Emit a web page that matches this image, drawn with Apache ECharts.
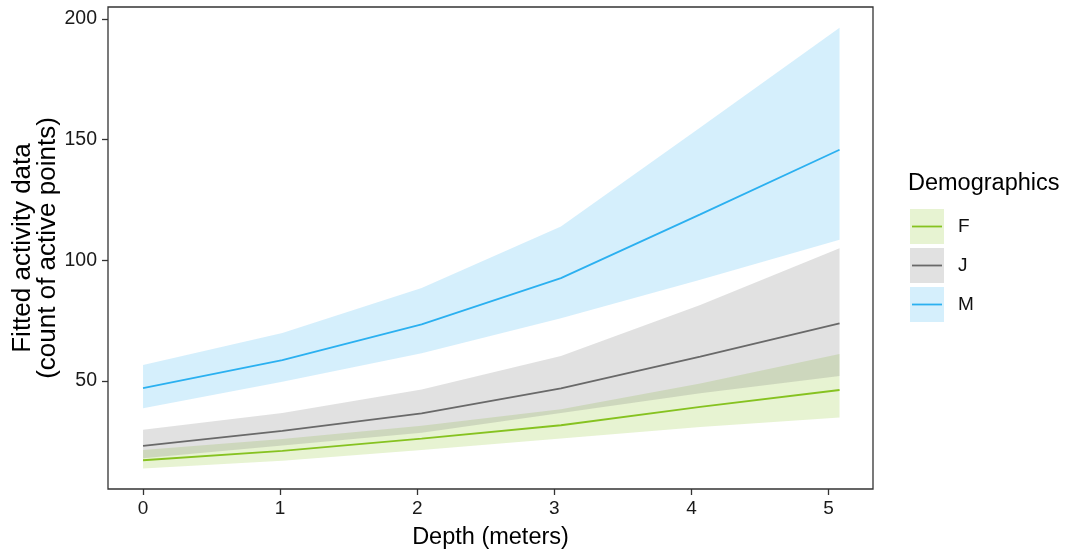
<!DOCTYPE html>
<html>
<head>
<meta charset="utf-8">
<script src="https://cdn.jsdelivr.net/npm/echarts@6.0.0/dist/echarts.min.js"></script>
<style>
  html, body { margin: 0; padding: 0; background: #fff; }
  #chart { width: 1070px; height: 556px; }
</style>
</head>
<body>
<div id="chart"></div>
<script>
// ---- data ----
const depth = [0, 1.016, 2.032, 3.048, 4.064, 5.08];
const groups = ['F', 'J', 'M'];
const fFit   = [17.2, 21.1, 26.2, 31.7, 39.3, 46.3];
const fUpper = [21.5, 26.0, 31.5, 38.3, 49.0, 61.2];
const fLower = [13.8, 17.0, 21.5, 26.2, 31.0, 34.9];
const jFit   = [23.2, 29.4, 36.6, 47.0, 60.1, 73.9];
const jUpper = [29.8, 36.8, 46.5, 60.4, 81.5, 105.0];
const jLower = [18.0, 23.3, 28.6, 36.8, 44.9, 52.1];
const mFit   = [47.1, 58.7, 73.5, 92.6, 119.0, 145.8];
const mUpper = [56.6, 69.9, 88.5, 114.0, 155.0, 196.3];
const mLower = [38.7, 49.7, 61.5, 76.0, 92.0, 108.5];
const xTicks = [0, 1, 2, 3, 4, 5];
const yTicks = [50, 100, 150, 200];

// ---- styles ----
const FONT = "'Liberation Sans', Arial, sans-serif";
const lineColors = { F: '#86C220', J: '#696969', M: '#2BB0F0' };
const bandColors = { F: 'rgba(134,194,32,0.2)', J: 'rgba(105,105,105,0.2)', M: 'rgba(43,176,240,0.2)' };
const keyColors  = { F: '#E7F3D2', J: '#E1E1E1', M: '#D5EFFC' };

const fits = { F: fFit, J: jFit, M: mFit };
const uppers = { F: fUpper, J: jUpper, M: mUpper };
const lowers = { F: fLower, J: jLower, M: mLower };

function bandSeries(g) {
  const lo = lowers[g], up = uppers[g];
  return {
    type: 'custom',
    name: g + ' band',
    silent: true,
    clip: true,
    z: 1,
    data: depth.map((d, i) => [d, lo[i], up[i]]),
    encode: { x: 0, y: [1, 2] },
    renderItem: function (params, api) {
      if (params.dataIndex !== 0) return;
      const pts = [];
      for (let i = 0; i < depth.length; i++) pts.push(api.coord([depth[i], up[i]]));
      for (let i = depth.length - 1; i >= 0; i--) pts.push(api.coord([depth[i], lo[i]]));
      return { type: 'polygon', shape: { points: pts }, style: { fill: bandColors[g], stroke: null } };
    }
  };
}

function lineSeries(g) {
  return {
    type: 'line',
    name: g,
    z: 3,
    showSymbol: false,
    silent: true,
    data: depth.map((d, i) => [d, fits[g][i]]),
    lineStyle: { color: lineColors[g], width: 1.8 },
    itemStyle: { color: lineColors[g] }
  };
}

const series = [];
groups.forEach(g => series.push(bandSeries(g)));
groups.forEach(g => series.push(lineSeries(g)));

// ---- legend drawn as graphic (ggplot-style keys) ----
const legendGraphics = [
  { type: 'text', left: 908, top: 172, style: { text: 'Demographics', font: '23.5px ' + FONT, fill: '#000' } }
];
const keyTops = [209, 248, 287];
groups.forEach((g, i) => {
  const top = keyTops[i];
  legendGraphics.push({ type: 'rect', shape: { x: 910, y: top, width: 34, height: 35 }, style: { fill: keyColors[g] } });
  legendGraphics.push({ type: 'line', shape: { x1: 912, y1: top + 17.5, x2: 942, y2: top + 17.5 }, style: { stroke: lineColors[g], lineWidth: 1.8 } });
  legendGraphics.push({ type: 'text', x: 958, y: top + 17.5, style: { text: g, font: '19px ' + FONT, fill: '#111', verticalAlign: 'middle', align: 'left' } });
});

const chart = echarts.init(document.getElementById('chart'), null, { renderer: 'canvas' });
chart.setOption({
  animation: false,
  backgroundColor: '#fff',
  grid: { left: 108, right: 197, top: 7, bottom: 67, containLabel: false, outerBoundsMode: 'none', show: true, borderColor: '#333', borderWidth: 1.3, backgroundColor: 'transparent' },
  xAxis: {
    type: 'value',
    min: -0.2555, max: 5.324,
    name: 'Depth (meters)',
    nameLocation: 'middle',
    nameGap: 37,
    nameMoveOverlap: false,
    nameTextStyle: { fontFamily: FONT, fontSize: 23.5, color: '#000' },
    axisLine: { show: false, onZero: false },
    splitLine: { show: false },
    axisTick: { show: true, length: 6, customValues: xTicks, lineStyle: { color: '#333', width: 1.3 } },
    axisLabel: { customValues: xTicks, margin: 10, fontFamily: FONT, fontSize: 19, color: '#1a1a1a' }
  },
  yAxis: {
    type: 'value',
    min: 5.3, max: 204.9,
    name: 'Fitted activity data\n(count of active points)',
    nameLocation: 'middle',
    nameRotate: 90,
    nameGap: 48,
    nameMoveOverlap: false,
    nameTextStyle: { fontFamily: FONT, fontSize: 26, color: '#000', lineHeight: 25, align: 'center' },
    axisLine: { show: false, onZero: false },
    splitLine: { show: false },
    axisTick: { show: true, length: 6, customValues: yTicks, lineStyle: { color: '#333', width: 1.3 } },
    axisLabel: { customValues: yTicks, margin: 11, fontFamily: FONT, fontSize: 19.5, color: '#1a1a1a' }
  },
  graphic: legendGraphics,
  series: series
});
</script>
</body>
</html>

• • • • •

### Set exercise:
Show every line of the listing in which the string "drawn" can be found.

### Problem solution:
Emit a web page that matches this image, drawn with Apache ECharts.
// ---- legend drawn as graphic (ggplot-style keys) ----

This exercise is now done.